_Exercise requirements_
Repeat verbatim only the lines from the one with "Convert this chart to matplotlib code." through the one with "plt.rcParams['font.family'] = ['Open", both ends kept. Pictures stay out.

_A run of records_
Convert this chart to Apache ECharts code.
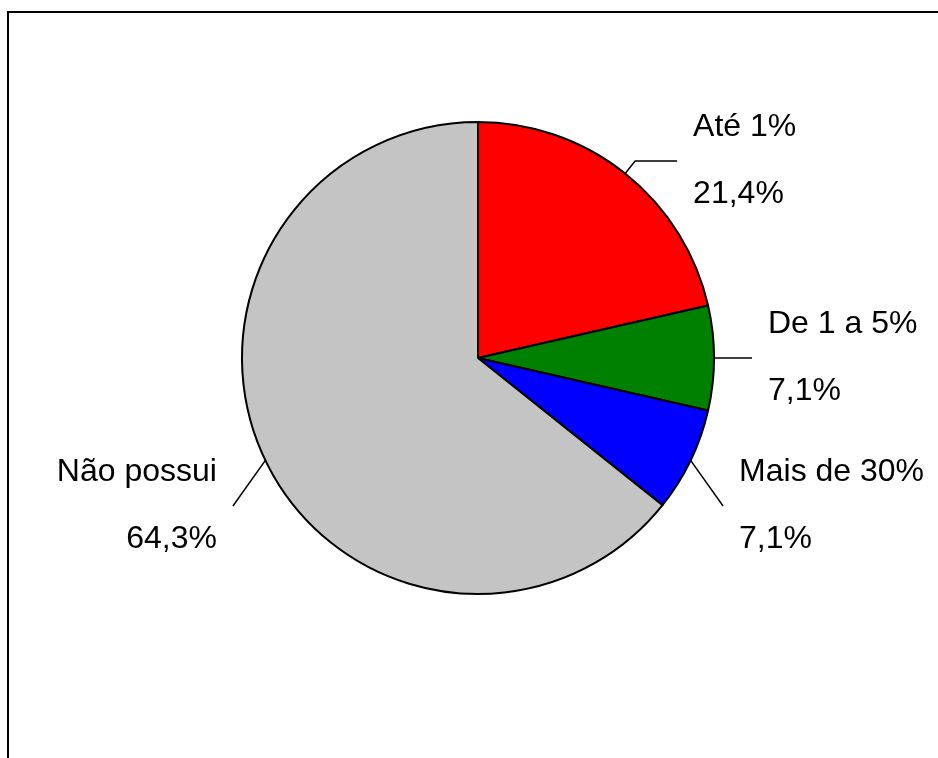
<!DOCTYPE html>
<html>
<head>
<meta charset="utf-8">
<script src="https://cdn.jsdelivr.net/npm/echarts@6/dist/echarts.min.js"></script>
<style>
  html, body { margin: 0; padding: 0; background: #fff; }
  #main { width: 938px; height: 758px; }
</style>
</head>
<body>
<div id="main"></div>
<script>
// categorias e contagens (n = 14)
var categories = ['Até 1%', 'De 1 a 5%', 'Mais de 30%', 'Não possui'];
var counts = [3, 1, 1, 9];
var colors = ['#ff0000', '#008000', '#0000ff', '#c4c4c4'];
// comprimento das linhas de rótulo
var lineLen = [16, 6, 36, 36];
var lineLen2 = [42, 32, 0, 0];
// deslocamento vertical dos rótulos de baixo
var labelDy = [0, 0, 30, 30];

var total = counts.reduce(function (a, b) { return a + b; }, 0);

var chart = echarts.init(document.getElementById('main'));

var data = categories.map(function (name, i) {
    return {
        name: name,
        value: counts[i],
        itemStyle: { color: colors[i] },
        labelLine: { length: lineLen[i], length2: lineLen2[i] }
    };
});

option = {
    animation: false,
    graphic: [
        {
            type: 'rect',
            shape: { x: 8, y: 12, width: 1000, height: 1000 },
            style: { fill: 'none', stroke: '#000', lineWidth: 2 }
        }
    ],
    series: [
        {
            type: 'pie',
            center: [478, 358],
            radius: 236,
            startAngle: 90,
            clockwise: true,
            avoidLabelOverlap: false,
            itemStyle: {
                borderColor: '#000',
                borderWidth: 2
            },
            label: {
                show: true,
                position: 'outside',
                distanceToLabelLine: 16,
                fontFamily: 'Liberation Sans, Arial, sans-serif',
                fontSize: 32,
                lineHeight: 67,
                color: '#000',
                formatter: function (p) {
                    var pct = (p.value / total * 100).toFixed(1).replace('.', ',');
                    return p.name + '\n' + pct + '%';
                }
            },
            labelLine: {
                show: true,
                smooth: false,
                lineStyle: { color: '#000', width: 1.5 }
            },
            labelLayout: function (p) {
                var dy = labelDy[p.dataIndex];
                var pts = p.labelLinePoints;
                if (!dy || !pts) {
                    return { hideOverlap: false };
                }
                var end = pts[pts.length - 1];
                return {
                    hideOverlap: false,
                    dy: dy,
                    labelLinePoints: [pts[0], [end[0], end[1] + dy]]
                };
            },
            emphasis: { disabled: true },
            data: data
        }
    ]
};

chart.setOption(option);
</script>
</body>
</html>
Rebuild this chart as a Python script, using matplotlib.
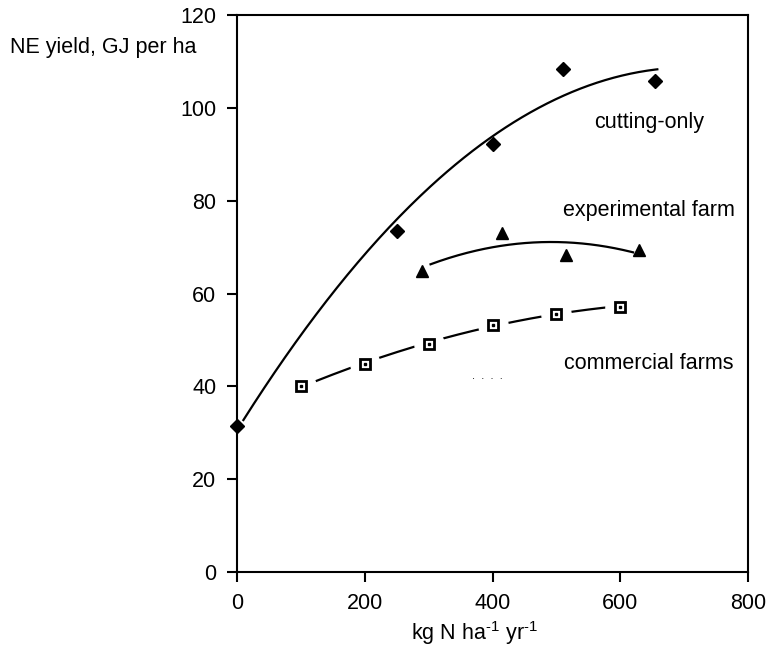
import numpy as np
import matplotlib
matplotlib.use("Agg")
import matplotlib.pyplot as plt

plt.rcParams['font.family'] = ['Liberation Sans', 'DejaVu Sans']
plt.rcParams['mathtext.fontset'] = 'custom'
plt.rcParams['mathtext.rm'] = 'Liberation Sans'

# ---- data ----
cutting_x = [0, 250, 400, 510, 655]
cutting_y = [31.5, 73.5, 92.2, 108.4, 105.8]
exp_x = [290, 415, 515, 630]
exp_y = [64.9, 73.0, 68.3, 69.4]
comm_x = [100, 200, 300, 400, 500, 600]
comm_y = [40.0, 44.9, 49.2, 53.3, 55.7, 57.2]

# drawn extent of each fitted curve
cutting_range = [10, 658]
exp_range = [303, 620]
comm_range = [100, 600]

labels = ["cutting-only", "experimental farm", "commercial farms"]
label_pos_x = [645, 645, 645]
label_pos_y = [97, 78, 45]

xticks = [0, 200, 400, 600, 800]
yticks = [0, 20, 40, 60, 80, 100, 120]

FS = 15.5

fig = plt.figure(figsize=(7.68, 6.65), dpi=100)
ax = fig.add_axes([0.3086, 0.1398, 0.974 - 0.3086, 0.977 - 0.1398])

def fit_curve(x, y, rng, deg=2):
    c = np.polyfit(x, y, deg)
    xs = np.linspace(rng[0], rng[1], 200)
    return xs, np.polyval(c, xs)

# cutting-only
xs, ys = fit_curve(cutting_x, cutting_y, cutting_range)
ax.plot(xs, ys, color='black', lw=1.6, zorder=2)
ax.plot(cutting_x, cutting_y, 'D', ms=7, color='black', zorder=4, clip_on=False)

# experimental farm
xs, ys = fit_curve(exp_x, exp_y, exp_range)
ax.plot(xs, ys, color='black', lw=1.6, zorder=2)
ax.plot(exp_x, exp_y, '^', ms=8.5, color='black', zorder=4)

# commercial farms: broken line with gaps around markers
xs, ys = fit_curve(comm_x, comm_y, comm_range)
ax.plot(xs, ys, color='black', lw=1.6, zorder=2)
ax.plot(comm_x, comm_y, 'o', ms=21, color='white', zorder=3)
ax.plot(comm_x, comm_y, 's', ms=7, mfc='white', mec='black', mew=2.0, zorder=4)
ax.plot(comm_x, comm_y, 's', ms=1.6, color='black', zorder=5)

for t, lx, ly in zip(labels, label_pos_x, label_pos_y):
    ax.text(lx, ly, t, ha='center', va='center', fontsize=FS)

ax.text(392, 42.3, ".  .  .  .", ha='center', va='center', fontsize=8)

ax.set_xlim(0, 800)
ax.set_ylim(0, 120)
ax.set_xticks(xticks)
ax.set_yticks(yticks)
ax.tick_params(direction='out', length=7, width=1.5, labelsize=FS, pad=8)
for s in ax.spines.values():
    s.set_linewidth(1.5)

fig.text(10 / 768, 1 - 47 / 665, "NE yield, GJ per ha", ha='left', va='center', fontsize=FS)
fig.text(475 / 768, 1 - 633 / 665, r"kg N ha$^{\mathrm{\text{-}1}}$ yr$^{\mathrm{\text{-}1}}$",
         ha='center', va='center', fontsize=FS)

fig.savefig("out.png", dpi=100)
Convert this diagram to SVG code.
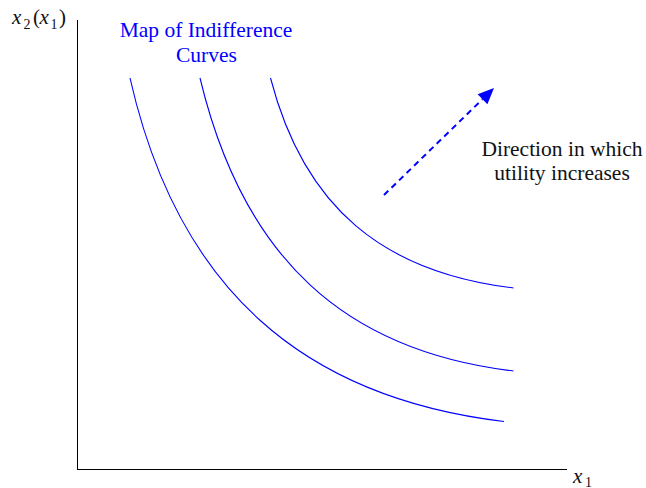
<svg xmlns="http://www.w3.org/2000/svg" width="646" height="488" viewBox="0 0 646 488">
  <style>
    .axis { stroke: #000; stroke-width: 1; fill: none; }
    .curve { stroke: #0000ff; stroke-width: 1.1; fill: none; }
    .lbl { font-family: "Liberation Serif", "Times New Roman", serif; font-size: 21.5px; }
    .blue { fill: #0000ff; }
    .dark { fill: #111; }
    .math { font-family: "Liberation Serif", "Times New Roman", serif; font-size: 21px; fill: #111; }
    .it { font-style: italic; }
    .sub { font-size: 14px; }
  </style>
  <defs>
    <marker id="head" markerUnits="userSpaceOnUse" markerWidth="18" markerHeight="16" viewBox="0 -8 17 16" refX="0" refY="0" orient="auto">
      <path d="M0,-7 L16,0 L0,7 Z" fill="#0000ff"/>
    </marker>
  </defs>

  <!-- axes -->
  <g id="axes">
    <line class="axis" x1="77.5" y1="20" x2="77.5" y2="469.5"/>
    <line class="axis" x1="77" y1="469.5" x2="567" y2="469.5"/>
    <text class="math" y="24"><tspan class="it" x="12">x</tspan><tspan class="sub" x="23.5" y="29">2</tspan><tspan x="33" y="24">(</tspan><tspan class="it" x="39.5">x</tspan><tspan class="sub" x="50.5" y="29">1</tspan><tspan x="59" y="24">)</tspan></text>
    <text class="math" y="482.5"><tspan class="it" x="573">x</tspan><tspan class="sub" x="585" y="486.5">1</tspan></text>
  </g>

  <!-- indifference curves -->
  <g id="curves">
    <path id="curve-low" class="curve" d="M130,78 C178,290 304,397.5 504,421.5"/>
    <path id="curve-mid" class="curve" d="M200,78 C243.4,259 345.5,351 513.5,371"/>
    <path id="curve-high" class="curve" d="M270.5,78 C304.3,208 383.5,272.4 513.5,288"/>
  </g>

  <g id="title">
    <text class="lbl blue" text-anchor="middle" x="206" y="37">Map of Indifference</text>
    <text class="lbl blue" text-anchor="middle" x="206.5" y="61.5">Curves</text>
  </g>

  <!-- direction of increasing utility -->
  <g id="connectors">
    <line x1="384" y1="195" x2="482.5" y2="99.2" stroke="#0000ff" stroke-width="2" stroke-dasharray="6 4.5" marker-end="url(#head)"/>
  </g>

  <g id="direction-note">
    <text class="lbl dark" text-anchor="middle" x="562" y="156">Direction in which</text>
    <text class="lbl dark" text-anchor="middle" x="562" y="179.5">utility increases</text>
  </g>
</svg>
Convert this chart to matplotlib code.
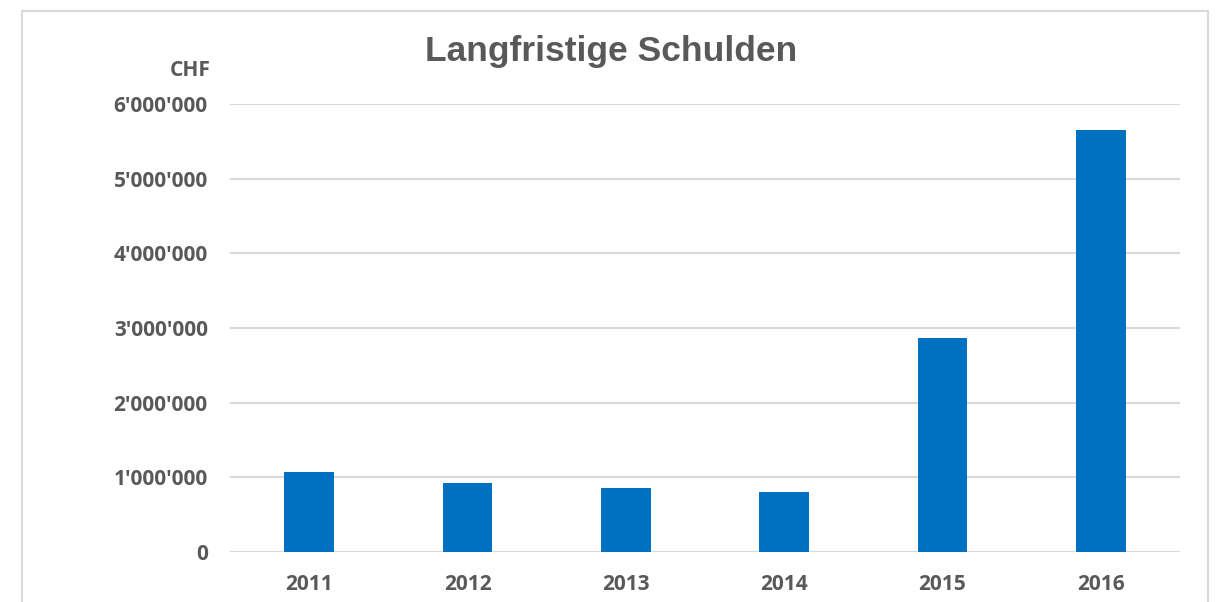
import numpy as np
import matplotlib.pyplot as plt
from matplotlib.patches import Rectangle
from matplotlib.ticker import FuncFormatter

years = ['2011', '2012', '2013', '2014', '2015', '2016']
schulden = [1076000, 920000, 853000, 799000, 2860000, 5655000]

grey = '#595959'
plt.rcParams['font.family'] = ['Open Sans', 'DejaVu Sans']

fig = plt.figure(figsize=(12.2, 6.02), dpi=100)
ax = fig.add_axes([230 / 1220, 50 / 602, 950 / 1220, 448 / 602])

x = np.arange(len(years))
ax.bar(x, schulden, width=0.314, color='#0070C0', zorder=3)

ax.set_xlim(-0.5, len(years) - 0.5)
ax.set_ylim(0, 6000000)
ax.set_yticks(np.arange(0, 6000001, 1000000))
ax.yaxis.set_major_formatter(FuncFormatter(lambda v, p: f'{int(v):,}'.replace(',', "'")))
ax.set_xticks(x, years)
ax.grid(axis='y', color='#D9D9D9', linewidth=1.5, zorder=0)
for s in ax.spines.values():
    s.set_visible(False)
ax.tick_params(length=0, colors=grey, labelsize=15)
ax.tick_params(axis='y', pad=16)
ax.tick_params(axis='x', pad=16)
for lbl in ax.get_xticklabels() + ax.get_yticklabels():
    lbl.set_fontweight('bold')

fig.text(611 / 1220, 1 - 52 / 602, 'Langfristige Schulden', ha='center', va='center',
         fontsize=25.5, fontweight='bold', color=grey, family='Liberation Sans')
fig.text(211 / 1220, 1 - 70 / 602, 'CHF', ha='right', va='center',
         fontsize=15, fontweight='bold', color=grey)

fig.patches.append(Rectangle((22 / 1220, -0.05), 1186 / 1220, 1.05 - 11 / 602,
                             transform=fig.transFigure, fill=False,
                             edgecolor='#D9D9D9', linewidth=1.5))

fig.savefig('out.png', dpi=100)
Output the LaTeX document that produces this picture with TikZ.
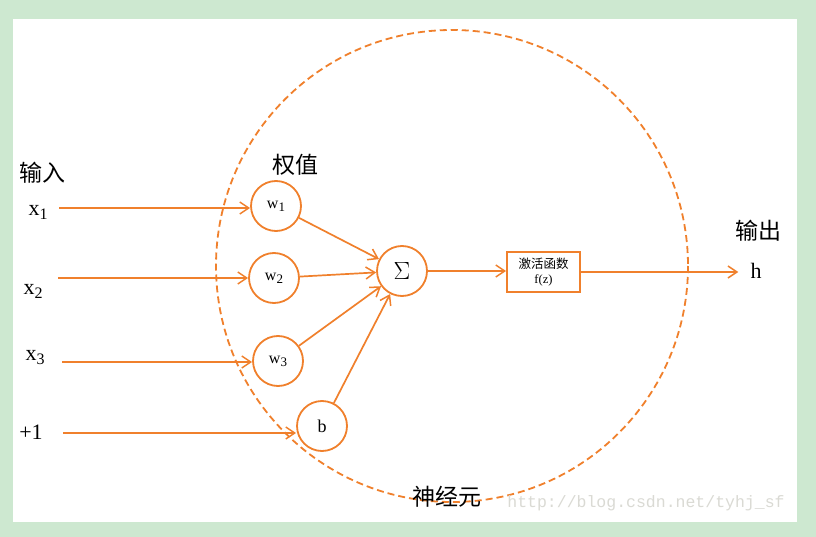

_Complete answer_
Convert this chart to matplotlib code.
import numpy as np
import matplotlib.pyplot as plt
from matplotlib.patches import Rectangle
from matplotlib.ticker import FuncFormatter

years = ['2011', '2012', '2013', '2014', '2015', '2016']
schulden = [1076000, 920000, 853000, 799000, 2860000, 5655000]

grey = '#595959'
plt.rcParams['font.family'] = ['Open Sans', 'DejaVu Sans']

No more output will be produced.